Bernard Illowy

Illowy continued his studies at the rabbinical college in Padua, Italy, and then returned to Bohemia, where for a time he was engaged in teaching and tutoring secular subjects in Znaim, Moravia.

He was reportedly an accomplished linguist, and besides a thorough knowledge of Latin, Greek, and Hebrew, spoke fluent German, English, French, and Italian.

Like Rabbi Samson Raphael Hirsch in Germany, Illowy wanted to strengthen traditional Torah law observance in the United States.

Rabbi Illowy's mastery of halacha became renowned throughout the United States, and halachic questions were addressed to him by pious Jews in America, looking for religious guidance.

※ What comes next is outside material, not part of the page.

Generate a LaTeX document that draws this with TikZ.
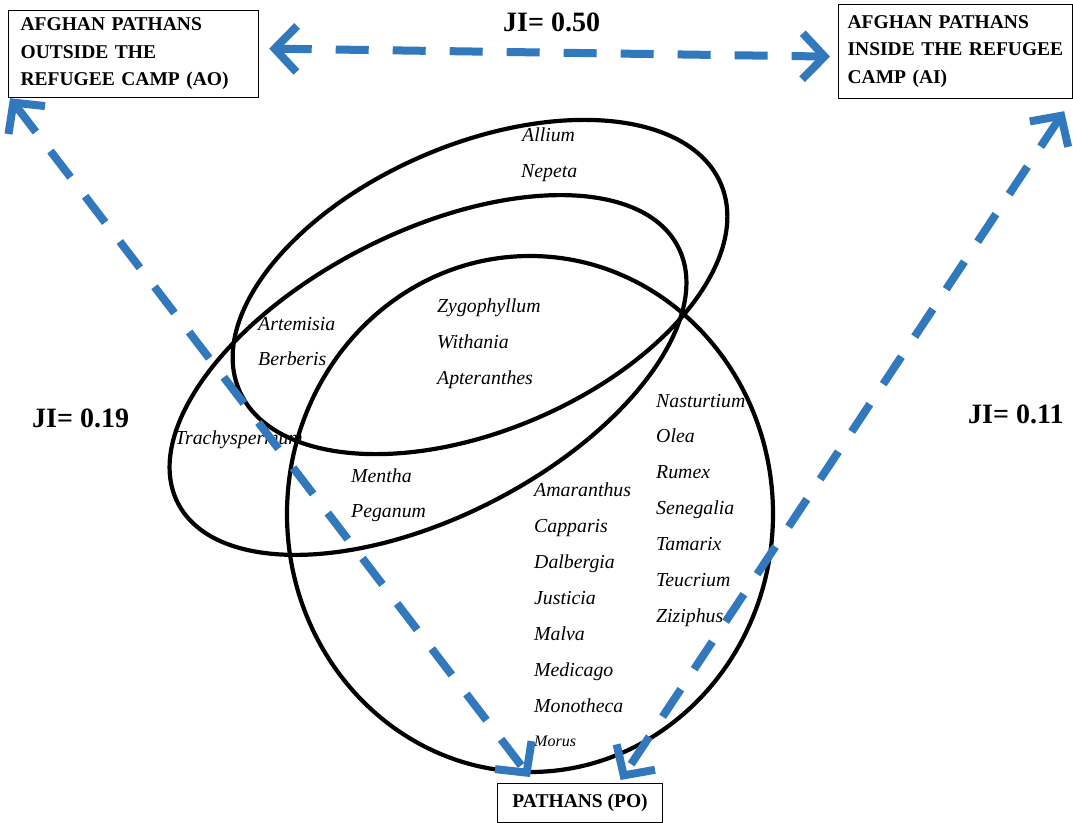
\documentclass[tikz,border=0pt]{standalone}
\usepackage{fontspec}
\setmainfont{Liberation Serif}
\usetikzlibrary{arrows.meta,calc}
\definecolor{jiblue}{HTML}{3178BC}
\begin{document}
\begin{tikzpicture}[x=1pt,y=1pt,
  boxnode/.style={draw, line width=1.2pt, font=\fontsize{19.5}{27.5}\selectfont\bfseries, align=left, inner sep=0pt},
  species/.style={font=\fontsize{19.8}{22}\selectfont\itshape, anchor=west, inner sep=0pt, text height=12pt, text depth=0pt},
  smallspecies/.style={species, font=\fontsize{16}{18}\selectfont\itshape},
  jilabel/.style={font=\fontsize{28}{32}\selectfont\bfseries, anchor=west, inner sep=0pt},
  setline/.style={line width=4.2pt},
  jiarrow/.style={jiblue, line width=8pt, dash pattern=on 33pt off 24pt,
    {Straight Barb[length=22pt,width=46pt]}-{Straight Barb[length=22pt,width=46pt]}}
]
\useasboundingbox (0,0) rectangle (1073,-822);

% sets
\draw[setline, rotate around={23.2:(480,-287)}] (480,-287) ellipse [x radius=262, y radius=143];
\draw[setline, rotate around={27.1:(428,-375)}] (428,-375) ellipse [x radius=281, y radius=142];
\draw[setline] (530,-514) ellipse [x radius=243, y radius=258];

% boxes
\node[boxnode, minimum width=250, minimum height=87, anchor=north west, text width=226] (AO) at (8,-10)
  {AFGHAN PATHANS\\OUTSIDE THE\\REFUGEE CAMP (AO)};
\node[boxnode, minimum width=234, minimum height=94, anchor=north west, text width=216] (AI) at (838,-4)
  {AFGHAN PATHANS\\INSIDE THE REFUGEE\\CAMP (AI)};
\node[boxnode, minimum width=165, minimum height=39, anchor=north west, align=center] (PO) at (497,-783)
  {PATHANS (PO)};

% JI labels
\node[jilabel] (ji50) at (503,-22) {JI= 0.50};
\node[jilabel] (ji19) at (32,-418) {JI= 0.19};
\node[jilabel] (ji11) at (968,-414) {JI= 0.11};

% species
\node[species] (allium) at (522,-135) {Allium};
\node[species] (nepeta) at (521,-171) {Nepeta};
\node[species] (zygo) at (437,-306) {Zygophyllum};
\node[species] (withania) at (437,-342) {Withania};
\node[species] (apter) at (437,-378) {Apteranthes};
\node[species] (artem) at (258,-324) {Artemisia};
\node[species] (berb) at (258,-359) {Berberis};
\node[species] (trachy) at (175,-438) {Trachyspermum};
\node[species] (mentha) at (351,-476) {Mentha};
\node[species] (peganum) at (351,-511) {Peganum};
\node[species] (nast) at (656,-401) {Nasturtium};
\node[species] (olea) at (656,-436) {Olea};
\node[species] (rumex) at (656,-472) {Rumex};
\node[species] (seneg) at (656,-508) {Senegalia};
\node[species] (tamarix) at (656,-544) {Tamarix};
\node[species] (teuc) at (656,-580) {Teucrium};
\node[species] (zizi) at (656,-616) {Ziziphus};
\node[species] (amar) at (534,-490) {Amaranthus};
\node[species] (capp) at (534,-526) {Capparis};
\node[species] (dalb) at (534,-562) {Dalbergia};
\node[species] (just) at (534,-598) {Justicia};
\node[species] (malva) at (534,-634) {Malva};
\node[species] (medic) at (534,-670) {Medicago};
\node[species] (mono) at (534,-706) {Monotheca};
\node[smallspecies] (morus) at (534,-740) {Morus};

% connectors
\draw[jiarrow] ($(AO.east)+(10,5.5)$) -- ($(AI.west)+(-8,-5)$);
\draw[jiarrow] ($(AO.south west)+(2,0)$) -- ($(PO.north west)+(33,6)$);
\draw[jiarrow] ($(AI.south east)+(-9,-12)$) -- ($(PO.north)+(40.5,3)$);
\end{tikzpicture}
\end{document}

While speaking at a National Fast Day program in Baltimore, Maryland, on January 4, 1861, Illowy said, "Who can blame our brethren of the South for seceding from a society whose government can not, or will not, protect the property rights and privileges of a great portion of the Union against the encroachments of a majority misguided by some influential, ambitious aspirants and selfish politicians who, under the color of religion and the disguise of philanthropy, have thrown the country into a general state of confusion, and millions into want and poverty?

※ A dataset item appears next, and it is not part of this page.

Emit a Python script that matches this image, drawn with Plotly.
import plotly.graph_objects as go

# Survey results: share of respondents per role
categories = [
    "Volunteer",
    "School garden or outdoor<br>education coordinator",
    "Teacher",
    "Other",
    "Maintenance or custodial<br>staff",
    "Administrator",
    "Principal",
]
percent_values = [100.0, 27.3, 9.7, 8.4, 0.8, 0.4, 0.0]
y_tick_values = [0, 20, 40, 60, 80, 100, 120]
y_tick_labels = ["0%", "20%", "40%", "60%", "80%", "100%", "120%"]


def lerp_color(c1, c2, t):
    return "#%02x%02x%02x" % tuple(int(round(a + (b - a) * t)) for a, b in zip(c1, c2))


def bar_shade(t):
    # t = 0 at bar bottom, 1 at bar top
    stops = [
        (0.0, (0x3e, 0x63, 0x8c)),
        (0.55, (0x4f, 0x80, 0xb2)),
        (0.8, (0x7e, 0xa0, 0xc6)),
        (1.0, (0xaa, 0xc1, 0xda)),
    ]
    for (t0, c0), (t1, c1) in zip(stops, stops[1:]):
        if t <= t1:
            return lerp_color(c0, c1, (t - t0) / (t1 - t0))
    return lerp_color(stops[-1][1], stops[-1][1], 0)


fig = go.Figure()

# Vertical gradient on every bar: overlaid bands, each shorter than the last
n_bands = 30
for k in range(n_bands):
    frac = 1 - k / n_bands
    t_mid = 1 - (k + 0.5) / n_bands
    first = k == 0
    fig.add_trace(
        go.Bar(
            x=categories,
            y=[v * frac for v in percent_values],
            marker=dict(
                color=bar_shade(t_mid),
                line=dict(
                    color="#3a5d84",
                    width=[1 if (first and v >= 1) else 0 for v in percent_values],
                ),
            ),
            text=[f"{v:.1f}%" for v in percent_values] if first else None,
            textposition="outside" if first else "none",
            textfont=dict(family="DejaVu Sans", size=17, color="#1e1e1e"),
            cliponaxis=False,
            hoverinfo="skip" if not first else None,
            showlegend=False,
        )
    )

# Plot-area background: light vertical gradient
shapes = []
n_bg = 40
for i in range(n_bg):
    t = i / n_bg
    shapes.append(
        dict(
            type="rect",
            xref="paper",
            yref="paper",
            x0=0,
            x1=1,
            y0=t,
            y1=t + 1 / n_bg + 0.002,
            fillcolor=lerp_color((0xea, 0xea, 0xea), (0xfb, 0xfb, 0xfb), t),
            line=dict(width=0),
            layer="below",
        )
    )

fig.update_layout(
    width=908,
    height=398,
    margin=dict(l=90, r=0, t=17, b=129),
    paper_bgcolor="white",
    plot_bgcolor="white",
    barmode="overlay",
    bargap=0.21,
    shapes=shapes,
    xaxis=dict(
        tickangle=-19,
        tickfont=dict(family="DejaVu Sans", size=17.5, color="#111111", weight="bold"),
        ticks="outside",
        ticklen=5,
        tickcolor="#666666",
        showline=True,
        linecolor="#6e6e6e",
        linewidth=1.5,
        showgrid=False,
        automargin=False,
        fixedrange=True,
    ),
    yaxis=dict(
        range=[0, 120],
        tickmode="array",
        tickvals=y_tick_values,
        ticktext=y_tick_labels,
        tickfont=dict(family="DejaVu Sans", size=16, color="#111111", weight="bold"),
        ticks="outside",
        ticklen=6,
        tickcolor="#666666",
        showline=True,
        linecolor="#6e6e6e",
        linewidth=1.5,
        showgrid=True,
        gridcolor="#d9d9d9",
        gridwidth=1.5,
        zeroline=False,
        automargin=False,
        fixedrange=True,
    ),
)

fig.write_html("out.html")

His son, Dr. Henry Illoway wrote that shortly after his father took the position in New Orleans, “In one congregation in which he entered upon his duties on the first day of the New Year there were but four or five members who kept a kosher house, and upon the festival of Sukkot there was not a Sukkah in the whole membership.

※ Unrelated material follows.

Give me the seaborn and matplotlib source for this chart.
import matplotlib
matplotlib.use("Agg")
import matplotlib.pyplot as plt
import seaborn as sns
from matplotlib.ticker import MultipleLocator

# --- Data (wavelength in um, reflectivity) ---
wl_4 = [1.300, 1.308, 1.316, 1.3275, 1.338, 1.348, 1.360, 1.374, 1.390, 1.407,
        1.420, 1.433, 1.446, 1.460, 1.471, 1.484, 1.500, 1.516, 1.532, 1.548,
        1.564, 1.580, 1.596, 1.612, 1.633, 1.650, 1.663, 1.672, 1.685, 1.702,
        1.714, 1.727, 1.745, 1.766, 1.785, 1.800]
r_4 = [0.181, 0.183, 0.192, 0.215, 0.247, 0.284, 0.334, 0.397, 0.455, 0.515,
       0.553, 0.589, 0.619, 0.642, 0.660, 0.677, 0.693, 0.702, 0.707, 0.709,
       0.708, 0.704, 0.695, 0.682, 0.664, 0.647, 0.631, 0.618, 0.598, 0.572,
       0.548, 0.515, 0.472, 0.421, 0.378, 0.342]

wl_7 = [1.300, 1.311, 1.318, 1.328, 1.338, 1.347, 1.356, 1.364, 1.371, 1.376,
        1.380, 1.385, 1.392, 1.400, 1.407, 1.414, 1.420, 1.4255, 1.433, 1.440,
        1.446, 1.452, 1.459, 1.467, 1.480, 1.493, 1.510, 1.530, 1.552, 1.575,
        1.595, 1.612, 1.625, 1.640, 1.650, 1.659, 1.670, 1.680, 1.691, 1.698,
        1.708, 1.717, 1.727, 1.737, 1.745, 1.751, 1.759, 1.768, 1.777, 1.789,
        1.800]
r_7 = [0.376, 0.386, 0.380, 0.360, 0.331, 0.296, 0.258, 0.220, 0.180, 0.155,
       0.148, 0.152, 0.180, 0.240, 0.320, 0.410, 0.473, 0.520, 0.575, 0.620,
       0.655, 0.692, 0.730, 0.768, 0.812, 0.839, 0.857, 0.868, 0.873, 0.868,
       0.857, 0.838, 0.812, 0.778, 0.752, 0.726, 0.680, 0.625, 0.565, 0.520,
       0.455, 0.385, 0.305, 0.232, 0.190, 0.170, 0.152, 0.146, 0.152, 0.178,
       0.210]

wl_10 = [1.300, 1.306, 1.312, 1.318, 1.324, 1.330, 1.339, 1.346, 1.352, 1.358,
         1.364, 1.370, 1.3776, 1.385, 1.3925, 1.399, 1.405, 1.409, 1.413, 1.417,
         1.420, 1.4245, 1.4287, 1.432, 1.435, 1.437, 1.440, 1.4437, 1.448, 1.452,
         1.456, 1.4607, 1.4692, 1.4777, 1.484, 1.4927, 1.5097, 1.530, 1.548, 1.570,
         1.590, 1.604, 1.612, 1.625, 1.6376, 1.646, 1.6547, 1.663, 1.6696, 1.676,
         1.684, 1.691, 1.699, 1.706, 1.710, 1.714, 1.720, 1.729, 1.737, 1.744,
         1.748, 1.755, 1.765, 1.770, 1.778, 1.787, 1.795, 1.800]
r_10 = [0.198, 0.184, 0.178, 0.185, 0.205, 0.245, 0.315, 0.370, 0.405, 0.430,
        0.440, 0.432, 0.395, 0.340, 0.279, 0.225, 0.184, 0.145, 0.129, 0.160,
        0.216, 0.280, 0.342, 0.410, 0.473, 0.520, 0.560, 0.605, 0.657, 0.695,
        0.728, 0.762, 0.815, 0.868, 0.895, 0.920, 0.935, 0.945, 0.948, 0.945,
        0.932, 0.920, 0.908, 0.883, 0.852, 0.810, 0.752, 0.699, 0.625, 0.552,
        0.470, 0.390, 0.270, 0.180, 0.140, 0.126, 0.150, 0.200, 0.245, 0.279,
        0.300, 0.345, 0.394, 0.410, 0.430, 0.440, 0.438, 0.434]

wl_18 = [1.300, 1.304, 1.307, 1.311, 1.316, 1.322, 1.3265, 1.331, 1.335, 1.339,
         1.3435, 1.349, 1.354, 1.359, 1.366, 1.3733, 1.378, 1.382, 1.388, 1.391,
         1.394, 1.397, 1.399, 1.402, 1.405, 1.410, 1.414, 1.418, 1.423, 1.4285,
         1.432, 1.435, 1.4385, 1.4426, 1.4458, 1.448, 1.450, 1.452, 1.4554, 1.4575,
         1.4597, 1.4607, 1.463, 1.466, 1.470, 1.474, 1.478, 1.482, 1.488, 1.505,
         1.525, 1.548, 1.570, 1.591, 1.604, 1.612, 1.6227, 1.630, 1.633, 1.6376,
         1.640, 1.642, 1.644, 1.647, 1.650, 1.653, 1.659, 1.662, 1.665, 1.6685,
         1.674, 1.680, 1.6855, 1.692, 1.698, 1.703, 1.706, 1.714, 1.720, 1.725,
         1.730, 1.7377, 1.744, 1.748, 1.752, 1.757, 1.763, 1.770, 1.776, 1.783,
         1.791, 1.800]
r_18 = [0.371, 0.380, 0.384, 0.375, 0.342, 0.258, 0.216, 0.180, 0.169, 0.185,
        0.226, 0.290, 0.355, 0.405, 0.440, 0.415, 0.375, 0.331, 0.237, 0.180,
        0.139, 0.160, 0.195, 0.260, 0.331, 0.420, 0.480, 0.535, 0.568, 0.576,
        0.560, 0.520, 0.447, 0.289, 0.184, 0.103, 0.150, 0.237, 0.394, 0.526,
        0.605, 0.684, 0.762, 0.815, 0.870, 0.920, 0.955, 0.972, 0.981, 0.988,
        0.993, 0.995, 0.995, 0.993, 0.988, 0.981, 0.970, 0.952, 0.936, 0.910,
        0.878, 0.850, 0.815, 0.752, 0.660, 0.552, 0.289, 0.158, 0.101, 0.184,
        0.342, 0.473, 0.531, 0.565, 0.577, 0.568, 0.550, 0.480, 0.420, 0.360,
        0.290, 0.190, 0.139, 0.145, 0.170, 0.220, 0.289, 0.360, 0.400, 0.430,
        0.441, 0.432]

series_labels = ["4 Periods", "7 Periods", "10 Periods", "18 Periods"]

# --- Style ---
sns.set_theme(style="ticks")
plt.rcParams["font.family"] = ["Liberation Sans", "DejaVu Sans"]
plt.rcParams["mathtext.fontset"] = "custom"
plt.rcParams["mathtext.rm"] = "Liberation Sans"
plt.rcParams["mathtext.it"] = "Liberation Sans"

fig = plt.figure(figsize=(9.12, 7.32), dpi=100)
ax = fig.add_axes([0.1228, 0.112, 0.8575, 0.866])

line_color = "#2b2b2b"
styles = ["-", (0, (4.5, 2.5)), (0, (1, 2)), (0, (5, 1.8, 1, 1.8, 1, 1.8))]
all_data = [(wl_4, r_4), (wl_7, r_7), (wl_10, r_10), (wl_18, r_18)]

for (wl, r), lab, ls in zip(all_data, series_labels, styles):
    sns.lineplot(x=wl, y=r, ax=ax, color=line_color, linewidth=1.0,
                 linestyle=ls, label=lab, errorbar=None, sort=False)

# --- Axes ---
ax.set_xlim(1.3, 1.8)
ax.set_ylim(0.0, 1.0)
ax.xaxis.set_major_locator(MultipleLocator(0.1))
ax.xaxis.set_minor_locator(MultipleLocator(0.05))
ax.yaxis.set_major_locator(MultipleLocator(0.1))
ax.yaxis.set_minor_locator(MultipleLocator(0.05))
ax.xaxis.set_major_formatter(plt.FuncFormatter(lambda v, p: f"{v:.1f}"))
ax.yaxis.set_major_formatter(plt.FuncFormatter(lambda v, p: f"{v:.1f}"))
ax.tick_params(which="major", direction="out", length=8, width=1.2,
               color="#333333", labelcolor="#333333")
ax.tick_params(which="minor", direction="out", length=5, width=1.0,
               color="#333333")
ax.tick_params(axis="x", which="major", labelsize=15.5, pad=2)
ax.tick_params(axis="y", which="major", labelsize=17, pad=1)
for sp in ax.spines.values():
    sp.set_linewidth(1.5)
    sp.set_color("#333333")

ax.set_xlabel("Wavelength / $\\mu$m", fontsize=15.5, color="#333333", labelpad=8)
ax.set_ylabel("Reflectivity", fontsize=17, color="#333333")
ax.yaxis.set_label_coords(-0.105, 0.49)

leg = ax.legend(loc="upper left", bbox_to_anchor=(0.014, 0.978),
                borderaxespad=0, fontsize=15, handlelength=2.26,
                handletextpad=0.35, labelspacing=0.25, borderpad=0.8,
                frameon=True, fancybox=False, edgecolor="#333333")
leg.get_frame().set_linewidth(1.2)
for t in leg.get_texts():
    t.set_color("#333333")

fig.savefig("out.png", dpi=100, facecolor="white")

A year later there were over forty Sukkot in the congregation, and almost every house strictly kosher.” Similar claims are noted in The Occident and American Jewish Advocate, giving credit to the synagogue's president S. Friedlander for his support of Illowy.

Despite his charismatic leadership and immense scholarship, after the end of the Civil War, a large influx of Jews from other parts of the Confederacy – where the Reform movement had taken hold – became the majority of the membership of Shangarai Chasset.

In describing the Shangarai Chasset membership's vote to initiate changes to his synagogue, bitterly, Illowy wrote in the German paper Der Israelit, that: "The enemies of goodness and religion destroyed all... my delicate garden devastated."

Congregations, requiring rabbinic guidance tended to be open to the liberal innovations of the Reform movement, and heard little opposition in the United States.